* **STATED TASK**: Output exactly the lines from the line containing "Give me the Apache" through the line containing "var rightTickLabels = ['1', '2', '3', '4'];", inclusive, and omit any pictures.

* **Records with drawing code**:
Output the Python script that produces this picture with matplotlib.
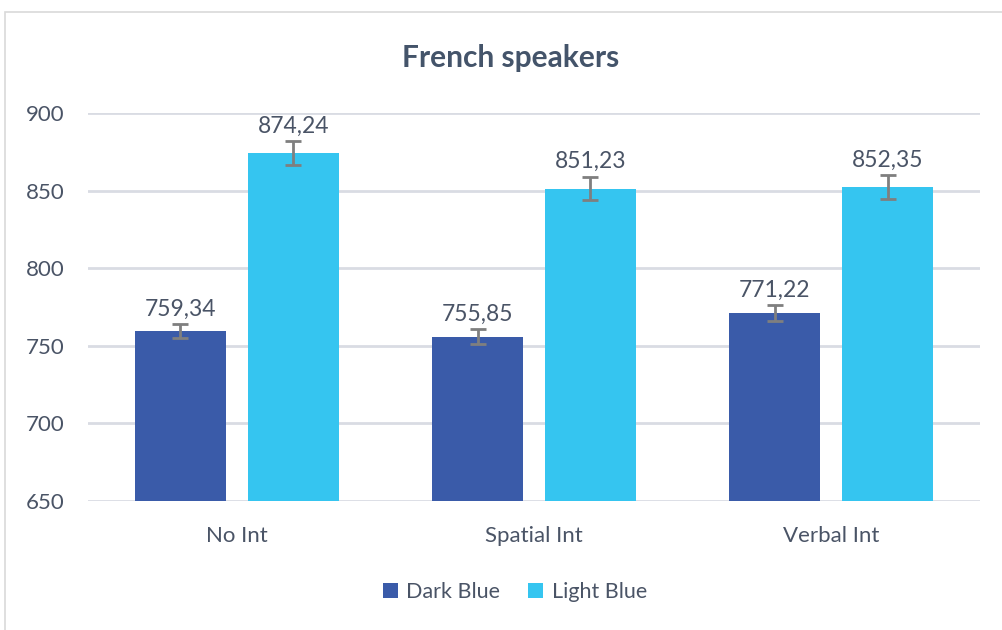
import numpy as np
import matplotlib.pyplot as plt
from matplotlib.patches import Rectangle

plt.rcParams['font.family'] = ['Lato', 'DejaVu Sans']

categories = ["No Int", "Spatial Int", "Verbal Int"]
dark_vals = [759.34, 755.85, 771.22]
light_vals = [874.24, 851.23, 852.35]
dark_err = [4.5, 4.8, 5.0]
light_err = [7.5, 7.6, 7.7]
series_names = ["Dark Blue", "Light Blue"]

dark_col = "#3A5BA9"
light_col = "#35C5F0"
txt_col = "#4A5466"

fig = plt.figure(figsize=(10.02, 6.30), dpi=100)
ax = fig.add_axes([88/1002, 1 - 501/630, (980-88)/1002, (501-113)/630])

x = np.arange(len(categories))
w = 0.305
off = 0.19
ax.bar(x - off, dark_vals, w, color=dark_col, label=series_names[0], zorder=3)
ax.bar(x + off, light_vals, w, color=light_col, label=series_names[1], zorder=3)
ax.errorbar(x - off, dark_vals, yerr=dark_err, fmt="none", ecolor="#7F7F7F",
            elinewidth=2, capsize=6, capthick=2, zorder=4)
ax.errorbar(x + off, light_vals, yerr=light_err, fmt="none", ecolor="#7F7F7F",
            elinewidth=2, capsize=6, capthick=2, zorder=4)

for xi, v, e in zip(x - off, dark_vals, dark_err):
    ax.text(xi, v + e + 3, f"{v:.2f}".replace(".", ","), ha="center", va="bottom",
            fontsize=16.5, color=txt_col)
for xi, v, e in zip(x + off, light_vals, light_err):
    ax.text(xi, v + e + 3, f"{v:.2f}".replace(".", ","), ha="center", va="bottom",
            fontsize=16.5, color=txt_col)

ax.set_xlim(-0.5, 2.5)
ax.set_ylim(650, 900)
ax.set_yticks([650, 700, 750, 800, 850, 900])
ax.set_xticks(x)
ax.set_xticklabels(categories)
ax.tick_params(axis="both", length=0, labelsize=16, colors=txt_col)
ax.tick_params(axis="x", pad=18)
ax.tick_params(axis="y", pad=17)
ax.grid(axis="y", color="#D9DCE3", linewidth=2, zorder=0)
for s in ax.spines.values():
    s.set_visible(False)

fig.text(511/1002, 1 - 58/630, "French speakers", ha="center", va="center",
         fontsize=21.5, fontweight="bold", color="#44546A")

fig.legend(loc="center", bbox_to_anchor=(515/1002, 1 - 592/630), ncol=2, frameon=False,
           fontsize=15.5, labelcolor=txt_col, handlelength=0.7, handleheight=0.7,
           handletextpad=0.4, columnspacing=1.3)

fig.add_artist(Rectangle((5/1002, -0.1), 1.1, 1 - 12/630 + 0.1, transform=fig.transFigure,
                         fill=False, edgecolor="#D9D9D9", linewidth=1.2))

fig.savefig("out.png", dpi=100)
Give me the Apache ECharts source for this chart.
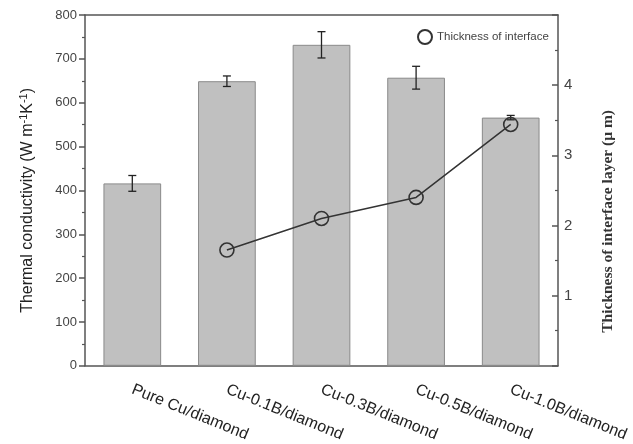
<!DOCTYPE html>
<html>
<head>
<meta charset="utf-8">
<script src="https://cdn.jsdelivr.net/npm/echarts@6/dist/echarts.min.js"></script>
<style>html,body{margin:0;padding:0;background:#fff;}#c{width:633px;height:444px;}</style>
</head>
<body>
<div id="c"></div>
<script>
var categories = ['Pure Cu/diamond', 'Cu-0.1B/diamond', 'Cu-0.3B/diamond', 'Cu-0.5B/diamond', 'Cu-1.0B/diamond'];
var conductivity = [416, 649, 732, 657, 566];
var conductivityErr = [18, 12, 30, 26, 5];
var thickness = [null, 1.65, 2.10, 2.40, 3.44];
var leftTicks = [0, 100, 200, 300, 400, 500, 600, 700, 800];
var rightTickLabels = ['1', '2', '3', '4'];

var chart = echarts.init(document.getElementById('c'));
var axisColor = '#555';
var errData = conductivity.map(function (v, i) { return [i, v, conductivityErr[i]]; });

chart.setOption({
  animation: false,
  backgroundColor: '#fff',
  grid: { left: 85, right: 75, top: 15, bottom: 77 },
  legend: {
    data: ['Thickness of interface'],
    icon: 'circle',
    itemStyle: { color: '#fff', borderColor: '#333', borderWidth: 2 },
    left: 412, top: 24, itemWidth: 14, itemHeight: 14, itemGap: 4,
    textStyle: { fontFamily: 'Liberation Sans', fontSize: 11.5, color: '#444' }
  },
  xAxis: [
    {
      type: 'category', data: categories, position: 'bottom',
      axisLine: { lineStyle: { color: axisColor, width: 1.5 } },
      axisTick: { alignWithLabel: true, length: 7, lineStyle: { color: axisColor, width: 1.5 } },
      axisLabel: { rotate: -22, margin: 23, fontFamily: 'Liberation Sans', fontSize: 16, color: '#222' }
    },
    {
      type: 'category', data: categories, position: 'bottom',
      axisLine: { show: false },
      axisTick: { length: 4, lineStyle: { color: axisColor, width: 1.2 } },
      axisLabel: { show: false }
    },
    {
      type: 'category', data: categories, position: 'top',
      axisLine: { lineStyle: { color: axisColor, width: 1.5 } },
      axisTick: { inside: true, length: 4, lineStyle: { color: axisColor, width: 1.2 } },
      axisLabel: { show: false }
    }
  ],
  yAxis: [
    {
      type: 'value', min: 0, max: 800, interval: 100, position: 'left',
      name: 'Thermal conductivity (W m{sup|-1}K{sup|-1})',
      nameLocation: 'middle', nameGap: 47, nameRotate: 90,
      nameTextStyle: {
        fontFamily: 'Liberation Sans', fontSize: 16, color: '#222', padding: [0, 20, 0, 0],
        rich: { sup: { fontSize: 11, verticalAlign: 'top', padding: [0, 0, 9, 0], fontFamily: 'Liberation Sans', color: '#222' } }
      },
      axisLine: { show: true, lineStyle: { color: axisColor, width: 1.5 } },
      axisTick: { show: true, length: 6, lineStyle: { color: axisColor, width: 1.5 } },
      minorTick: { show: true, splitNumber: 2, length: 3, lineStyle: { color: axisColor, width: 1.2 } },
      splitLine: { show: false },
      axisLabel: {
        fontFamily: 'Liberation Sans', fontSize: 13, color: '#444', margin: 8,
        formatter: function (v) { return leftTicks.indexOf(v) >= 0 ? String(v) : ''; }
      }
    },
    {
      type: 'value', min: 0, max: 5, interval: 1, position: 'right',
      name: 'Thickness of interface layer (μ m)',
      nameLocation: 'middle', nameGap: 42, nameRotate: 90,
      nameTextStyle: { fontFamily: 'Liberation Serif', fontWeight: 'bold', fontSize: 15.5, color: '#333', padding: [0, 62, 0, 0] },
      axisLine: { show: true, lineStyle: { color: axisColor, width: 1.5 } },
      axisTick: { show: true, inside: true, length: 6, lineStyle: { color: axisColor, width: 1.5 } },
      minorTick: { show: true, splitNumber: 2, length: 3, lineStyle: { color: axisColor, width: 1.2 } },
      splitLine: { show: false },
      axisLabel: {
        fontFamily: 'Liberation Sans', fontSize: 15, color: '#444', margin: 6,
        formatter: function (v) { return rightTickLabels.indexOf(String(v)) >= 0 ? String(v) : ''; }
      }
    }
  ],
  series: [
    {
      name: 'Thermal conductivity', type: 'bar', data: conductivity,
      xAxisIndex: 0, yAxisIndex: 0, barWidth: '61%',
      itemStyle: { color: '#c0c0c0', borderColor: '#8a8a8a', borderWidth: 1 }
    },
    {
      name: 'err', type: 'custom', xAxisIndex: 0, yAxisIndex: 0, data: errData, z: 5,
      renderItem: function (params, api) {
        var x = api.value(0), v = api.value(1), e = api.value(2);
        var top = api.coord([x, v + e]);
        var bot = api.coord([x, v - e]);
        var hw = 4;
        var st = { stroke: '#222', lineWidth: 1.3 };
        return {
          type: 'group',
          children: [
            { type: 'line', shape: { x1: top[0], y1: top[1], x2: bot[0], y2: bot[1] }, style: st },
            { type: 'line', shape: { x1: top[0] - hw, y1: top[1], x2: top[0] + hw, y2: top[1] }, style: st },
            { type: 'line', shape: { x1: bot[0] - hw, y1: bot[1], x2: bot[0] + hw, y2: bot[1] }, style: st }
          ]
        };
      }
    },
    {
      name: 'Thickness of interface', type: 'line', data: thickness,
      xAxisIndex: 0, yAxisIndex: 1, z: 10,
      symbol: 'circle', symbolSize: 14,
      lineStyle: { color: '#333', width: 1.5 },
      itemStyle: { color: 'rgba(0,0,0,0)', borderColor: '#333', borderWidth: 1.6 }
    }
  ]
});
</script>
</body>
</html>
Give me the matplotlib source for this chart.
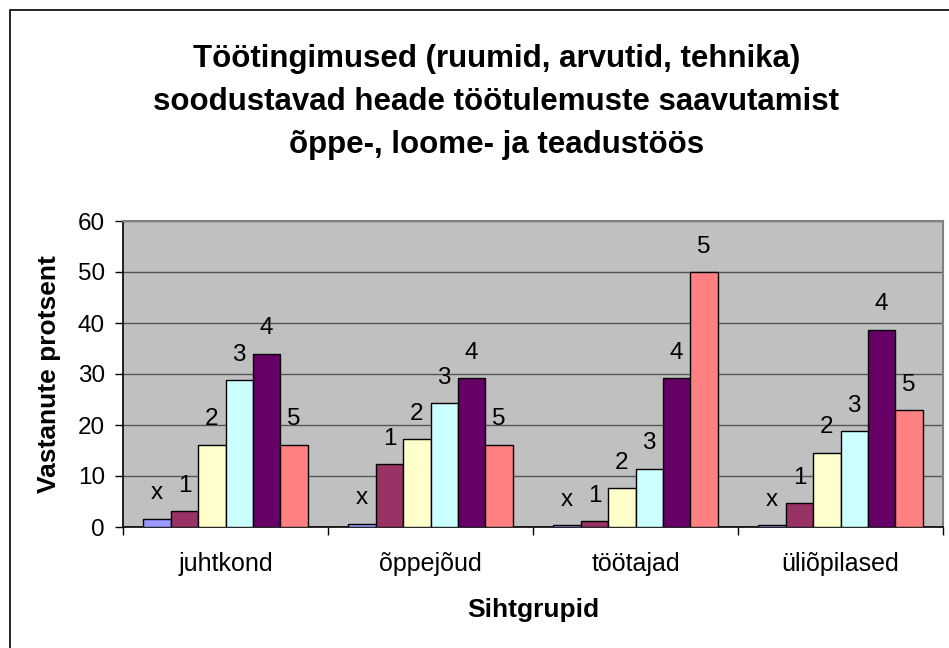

* **EXERCISE ANSWER**:
Give me the Apache ECharts source for this chart.
<!DOCTYPE html>
<html>
<head>
<meta charset="utf-8">
<script src="https://cdn.jsdelivr.net/npm/echarts@6/dist/echarts.min.js"></script>
<style>html,body{margin:0;padding:0;background:#fff;}#c{width:633px;height:444px;}</style>
</head>
<body>
<div id="c"></div>
<script>
var categories = ['Pure Cu/diamond', 'Cu-0.1B/diamond', 'Cu-0.3B/diamond', 'Cu-0.5B/diamond', 'Cu-1.0B/diamond'];
var conductivity = [416, 649, 732, 657, 566];
var conductivityErr = [18, 12, 30, 26, 5];
var thickness = [null, 1.65, 2.10, 2.40, 3.44];
var leftTicks = [0, 100, 200, 300, 400, 500, 600, 700, 800];
var rightTickLabels = ['1', '2', '3', '4'];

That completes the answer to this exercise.